THE chill breeze of the past week stopped the slow march of spring in its tracks - but there's optimism in the air now that Easter's here.

The first bank holiday of the year - OK, let's forget New Year's Day - promises better weather to come and let's hope the summer is a good one.

The lambs have been gambolling in the fields for a good few weeks now and, apart from that freak couple of days in the middle of February when the snow came and reminded everyone the season was actually winter, lambing has passed off fairly peacefully in this part of the world.

Easter lambs and Easter chicks always used to be the harbingers of spring, although when you can get strawberries in the shops in December and mince pies in June, the traditional seasonal markers have been knocked rather askew. Which I, personally, reckon is a shame. Do you really need strawberries at Christmas? It takes the magic of summer away.

Fortunately, the sight of gangs of delinquent lambs dashing across from page 17 meadows, jumping in the air and clambering on top of anything they can find, while their mothers graze quietly nearby, is still one reserved for this time of the year.

A drive through the Worcestershire countryside this weekend should provide plenty of entertainment for the lamb watchers.

But it's not only the sheep farmers who will be on the good foot today.

If you see a farmer smiling on your travels, the chances are he will have a herd of milking cows.

That's right, a happy herdsman. There's been precious little to cheer up dairy farmers in recent years and they've been leaving the business in droves as the supermarket giants have squeezed the farm gate price of milk until many of the small operators found it just not financially viable to carry on.

But now, almost out of the blue, comes an announcement by Tesco that it is to pay its milk farmers an extra 4p a litre, which at the new price of 22p a litre is the highest paid by any retailer. Currently, the best is M&S's 21.63p a litre.

Rivals have dismissed the promise as a tactical business move connected to the current Competition Commission inquiry, but Tesco has denied this.

However, it admits the deal will cost it £25m a year - as it intends to keep its shelf price for milk unchanged - and this begs the question, if it can afford to cut £25m from its milk profits, how much was it making from the industry before?

Nevertheless, the hard-pressed dairy industry, which sees 17 farmers quit every week, is grateful for any small mercy.

"Perhaps the one big surprise is that Tesco hasn't done something like this before," said Mark Robinson, who runs a 115-strong herd of milking Holsteins at Spetchley, just outside Worcester.

"The supermarket has always been very good on its PR side and can obviously afford it. What I would have liked to have seen is a more sustainable rise based on an increase in the shelf price for milk, because I think the public would accept that.

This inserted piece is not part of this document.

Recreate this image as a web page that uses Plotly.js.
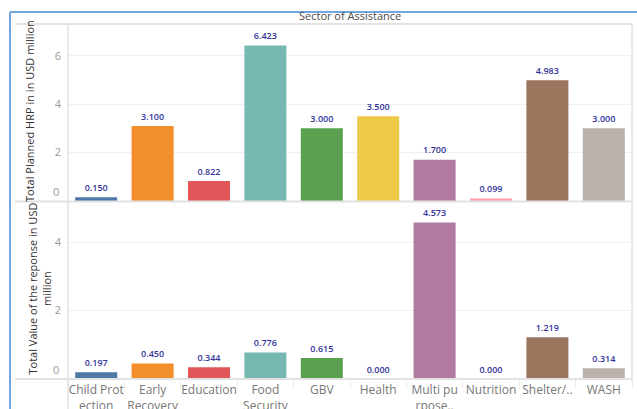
<!DOCTYPE html>
<html>
<head>
<meta charset="utf-8">
<script src="https://cdn.plot.ly/plotly-3.0.1.min.js"></script>
<style>html,body{margin:0;padding:0;background:#fff;}#chart{width:637px;height:409px;}</style>
</head>
<body>
<div id="chart"></div>
<script>
const categories = ['Child Protection','Early Recovery','Education','Food Security','GBV','Health','Multi purpose','Nutrition','Shelter/NFI','WASH'];
const tickLabels = ['Child Prot<br>ection','Early<br>Recovery','Education','Food<br>Security','GBV','Health','Multi pu<br>rpose..','Nutrition','Shelter/..','WASH'];
const plannedHRP = [0.150, 3.100, 0.822, 6.423, 3.000, 3.500, 1.700, 0.099, 4.983, 3.000];
const responseValue = [0.197, 0.450, 0.344, 0.776, 0.615, 0.000, 4.573, 0.000, 1.219, 0.314];
const barColors = ['#4e79a7','#f28e2b','#e15759','#76b7b2','#59a14f','#edc948','#b07aa1','#ff9da7','#9c755f','#bab0ac'];
const topTicks = [2, 4, 6];
const bottomTicks = [2, 4];
const chartTitle = 'Sector of Assistance';
const topAxisTitle = 'Total Planned HRP in in USD million';
const bottomAxisTitle = 'Total Value of the reponse in USD<br>million';

const W = 637, H = 409;
const px = v => v / W;
const py = v => 1 - v / H;
const FONT = 'Open Sans, Noto Sans, sans-serif';
const labelColor = '#33339a';
const fmt = v => v.toFixed(3);

const textTrace = (vals, ax) => ({type:'scatter', mode:'text+markers', x:categories, y:vals, xaxis:'x', yaxis:ax,
   text:vals.map(fmt), textposition:'top center', cliponaxis:false,
   marker:{size:5, opacity:0},
   textfont:{family:FONT, size:9, color:labelColor, weight:600}, hoverinfo:'skip'});

const traces = [
  {type:'bar', x:categories, y:plannedHRP, xaxis:'x', yaxis:'y2', width:0.745,
   marker:{color:barColors}, hoverinfo:'skip'},
  {type:'bar', x:categories, y:responseValue, xaxis:'x', yaxis:'y', width:0.745,
   marker:{color:barColors}, hoverinfo:'skip'},
  textTrace(plannedHRP, 'y2'),
  textTrace(responseValue, 'y')
];

const gridC = '#f0f0f0', frameC = '#e2e2e2';
const layout = {
  width:W, height:H, margin:{l:0,r:0,t:0,b:0},
  paper_bgcolor:'#fff', plot_bgcolor:'#fff',
  showlegend:false, hovermode:false, font:{family:FONT},
  xaxis:{domain:[px(68), px(632)], anchor:'y', type:'category', range:[-0.5, categories.length - 0.5],
    tickvals:categories, ticktext:tickLabels, tickangle:0,
    tickfont:{family:FONT, size:12, color:'#777'},
    showgrid:false, zeroline:false, showline:false,
    ticks:'outside', tickson:'boundaries', ticklen:9, tickcolor:'#ececec', tickwidth:1,
    ticklabelstandoff:2, fixedrange:true},
  yaxis:{domain:[py(379), py(202)], anchor:'x', range:[0, 5.17],
    tickvals:bottomTicks, tickfont:{family:FONT, size:11, color:'#999'},
    showgrid:true, gridcolor:gridC, zeroline:false, showline:false,
    ticks:'', ticklabelstandoff:6, fixedrange:true},
  yaxis2:{domain:[py(201), py(24)], anchor:'x', range:[0, 7.31],
    tickvals:topTicks, tickfont:{family:FONT, size:11, color:'#999'},
    showgrid:true, gridcolor:gridC, zeroline:false, showline:false,
    ticks:'', ticklabelstandoff:6, fixedrange:true},
  shapes:[
    {type:'line', xref:'paper', yref:'paper', x0:px(10), x1:px(10), y0:0, y1:py(12), line:{color:'#6fa8dc', width:2}},
    {type:'line', xref:'paper', yref:'paper', x0:px(10), x1:1, y0:py(12), y1:py(12), line:{color:'#6fa8dc', width:2}},
    {type:'line', xref:'paper', yref:'paper', x0:px(15), x1:px(632), y0:py(24), y1:py(24), line:{color:frameC, width:2}},
    {type:'line', xref:'paper', yref:'paper', x0:px(15), x1:px(632), y0:py(201.5), y1:py(201.5), line:{color:frameC, width:2}},
    {type:'line', xref:'paper', yref:'paper', x0:px(15), x1:px(632), y0:py(379), y1:py(379), line:{color:frameC, width:2}},
    {type:'line', xref:'paper', yref:'paper', x0:px(68), x1:px(68), y0:0, y1:py(24), line:{color:frameC, width:1.5}},
    {type:'line', xref:'paper', yref:'paper', x0:px(632), x1:px(632), y0:py(381), y1:py(24), line:{color:frameC, width:1.5}}
  ],
  annotations:[
    {text:chartTitle, xref:'paper', yref:'paper', x:px(350), y:py(16), xanchor:'center', yanchor:'middle', showarrow:false,
     font:{family:FONT, size:11, color:'#4a4a4a'}},
    {text:topAxisTitle, xref:'paper', yref:'paper', x:px(30), y:py(111), xanchor:'center', yanchor:'middle', textangle:-90, showarrow:false,
     font:{family:FONT, size:11, color:'#333'}},
    {text:bottomAxisTitle, xref:'paper', yref:'paper', x:px(38.5), y:py(289), xanchor:'center', yanchor:'middle', textangle:-90, showarrow:false,
     font:{family:FONT, size:11, color:'#333'}, align:'center'},
    {text:'0', xref:'paper', yref:'y2', x:px(61), y:0, xanchor:'right', yanchor:'bottom', showarrow:false,
     font:{family:FONT, size:11, color:'#999'}},
    {text:'0', xref:'paper', yref:'y', x:px(61), y:0, xanchor:'right', yanchor:'bottom', showarrow:false,
     font:{family:FONT, size:11, color:'#999'}}
  ]
};

Plotly.newPlot('chart', traces, layout, {displayModeBar:false, staticPlot:true});
</script>
</body>
</html>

"What might not be apparent is the extra 4p a litre will only be paid on liquid milk sales (the milk that goes into a bottle) and this only makes up part of a farm's total milk production. Usually between 40-60 per cent. The rest goes into cheese and yoghurt.

"I usually produce about one million gallons of milk a year from the cows here and if I received an extra 4p a litre I could just about manage to run the dairy operation at a profit. As it is, I'm making a loss. Fortunately that's not all we do on this farm."